The following is in regard to the commentary A Crime Called Private Mortgage Insurance, by Chris Whalen of the Institutional Risk Analyst, which was published on March 23:
Dear Editor:
I have to comments regarding this article:
- I am an investment advisor and recently bought our first home. I have a $1 million liquid net worth but have the problem that only $80,000 is in fully taxable, liquid (and available for withdrawal) accounts. The remainder is in tax-deferred and tax-free accounts (401ks, IRAs, and ROTH IRAs). As such, it was in my interest to minimize my down payment on the home to preserve my limited available cash. In addition, I have an 800 FICO. We ended up with 5% down and a 95% mortgage. We needed PMI to complete the transaction; hence your suggestion to shut them down would have been a big problem for me!. In our case, I could make a 2% upfront payment to eliminate the 0.95% annual PMI premiums.
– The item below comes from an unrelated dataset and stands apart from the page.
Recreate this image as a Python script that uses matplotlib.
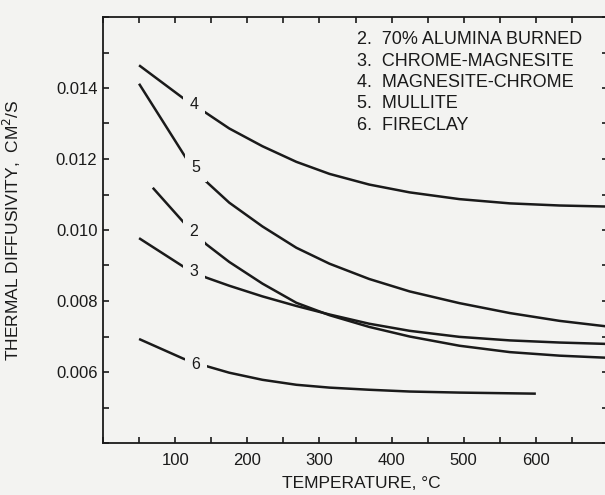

I am not a credit risk and the PMI mechanism allowed me to acquire our home. Eliminating all PMIs do not necessarily make sense.
- I agree that PMIs are not insurance, but perhaps the alternative solution is to make them into insurance - i.e., require significant reserves, regulatory enforcement, etc. The whole financial instrument insurance industry has gone off the tracks in the last 15 years, as seen in the demise of MBIA. The underlying principle is not bad - it is the execution of the companies that has failed. Tighter regulation and more transparency would go a long way to fix the problem. I have been telling clients for 10 years that insured munis aren't worth any more that non-insured ones. However, individual muni buyers are a legitimate investor group and a better regulated insurer solution would be a positive.
Sincerely,
Dave Bish
Chris Whalen replies:
I agree that the model is broken. For me the issue is whether this is really an insurable risk in the classical sense. Mortgage default risk is highly correlated to the financial markets and economy, unlike low-beta risk like P&C and life insurance markets. It is not clear what is the right pricing model.